- _TASK INSTRUCTIONS_:
Only the lines from the top of the listing below to the line that has "plt.rcParams['axes.unicode_minus'] = False" should be echoed, with both ends kept and pictures left out.

— BEGIN SOURCE EXCERPT —

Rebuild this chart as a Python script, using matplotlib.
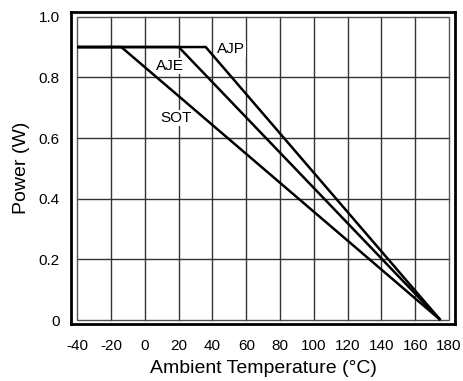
import matplotlib.pyplot as plt
from matplotlib.patches import Rectangle

plt.rcParams['font.family'] = ['Liberation Sans', 'DejaVu Sans']
plt.rcParams['axes.unicode_minus'] = False

# derating curves: (temperature, power)
sot_t = [-40, -14, 175]
sot_p = [0.9, 0.9, 0.0]
aje_t = [-40, 20, 175]
aje_p = [0.9, 0.9, 0.0]
ajp_t = [-40, 36, 175]
ajp_p = [0.9, 0.9, 0.0]

x_ticks = [-40, -20, 0, 20, 40, 60, 80, 100, 120, 140, 160, 180]
y_ticks = [0, 0.2, 0.4, 0.6, 0.8, 1.0]
y_labels = ['0', '0.2', '0.4', '0.6', '0.8', '1.0']

fig = plt.figure(figsize=(4.63, 3.81), dpi=100)
ax = fig.add_axes([0.1533, 0.1496, 0.8294, 0.8189])
ax.set_xlim(-43.8, 183.6)
ax.set_ylim(-0.013, 1.0155)

# grid inside the data box
for xv in x_ticks[1:-1]:
    ax.plot([xv, xv], [0, 1.0], color='#333333', lw=1.0, zorder=1)
for yv in y_ticks[1:-1]:
    ax.plot([-40, 180], [yv, yv], color='#333333', lw=1.0, zorder=1)
ax.add_patch(Rectangle((-40, 0), 220, 1.0, fill=False, ec='#555555', lw=1.0, zorder=1))

for t, p in [(sot_t, sot_p), (aje_t, aje_p), (ajp_t, ajp_p)]:
    ax.plot(t, p, color='black', lw=1.8, zorder=3, solid_capstyle='butt')

box = dict(facecolor='white', edgecolor='none', pad=0.5)
ax.text(51, 0.893, 'AJP', fontsize=11, ha='center', va='center', bbox=box, zorder=2)
ax.text(15, 0.837, 'AJE', fontsize=11, ha='center', va='center', bbox=box, zorder=2)
ax.text(18.5, 0.666, 'SOT', fontsize=11, ha='center', va='center', bbox=box, zorder=2)

ax.set_xticks(x_ticks)
ax.set_yticks(y_ticks)
ax.set_yticklabels(y_labels)
ax.tick_params(length=0, labelsize=11)
ax.tick_params(axis='x', pad=10.5)
ax.tick_params(axis='y', pad=8)
for s in ax.spines.values():
    s.set_linewidth(2.0)

ax.set_xlabel('Ambient Temperature (°C)', fontsize=14, labelpad=5)
ax.set_ylabel('Power (W)', fontsize=14, labelpad=6)

fig.savefig('out.png', dpi=100)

— END SOURCE EXCERPT —

- _ANSWER TO THE EXERCISE_:
Rebuild this chart as a Python script, using matplotlib.
import matplotlib.pyplot as plt
from matplotlib.patches import Rectangle

plt.rcParams['font.family'] = ['Liberation Sans', 'DejaVu Sans']
plt.rcParams['axes.unicode_minus'] = False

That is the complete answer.